(CN) – The 6th Circuit struck down as unconstitutional rules barring judicial candidates in Kentucky from disclosing their party affiliations or soliciting campaign donations. The court said a third rule, blocking candidates from making statements that could signal how they might rule, was too ambiguous and needed further consideration.
“There is room for debate about whether the election of state court judges is a good idea or a bad one,” Judge Jeffrey Sutton wrote. “Yet there is no room for debate that, if a state opts to select its judges through popular elections, it must comply with the First Amendment in doing so.”
Marcus Carey, a 2006 candidate for the Kentucky Supreme Court, claimed the judicial canon violated his constitutional rights to free speech and association. He sued members of the Kentucky Judicial Conduct Commission, claiming he was chilled from disclosing his party status or signing fund-raising letters.
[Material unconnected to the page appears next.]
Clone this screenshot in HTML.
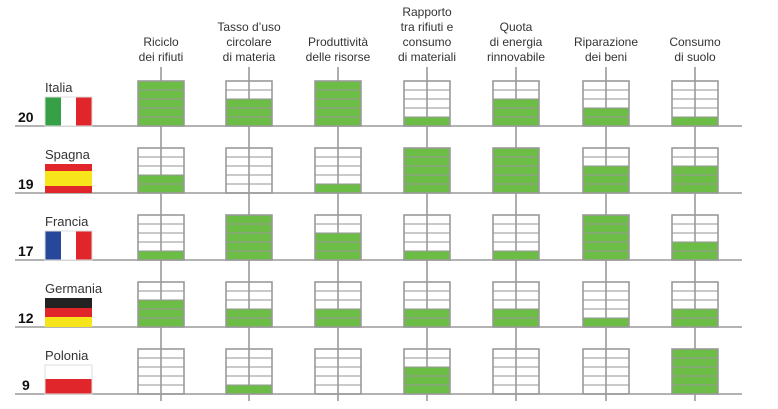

He said he wanted to respond to a Kentucky Right to Life questionnaire, but feared doing so would violate the canon.
The Cincinnati-based appeals court upheld U.S. District Judge Karen Caldwell’s order invalidating the first two clauses, on party affiliation and solicitation. It then went a step further and reinstated Carey’s challenge of the third clause, which bars candidates from making statements about how they would rule on cases, controversies or issues likely to come before them.
“[W]hat exactly does the ‘issues’ prohibition cover?” Sutton asked, remanding this part of the decision. “At this point it is not clear what the commonwealth’s position on the term is, and the district court has not yet explored these issues,” he added.
“If a law does too much, or does too little, to advance the government’s objectives, it will fail,” Sutton wrote. “This canon does both.”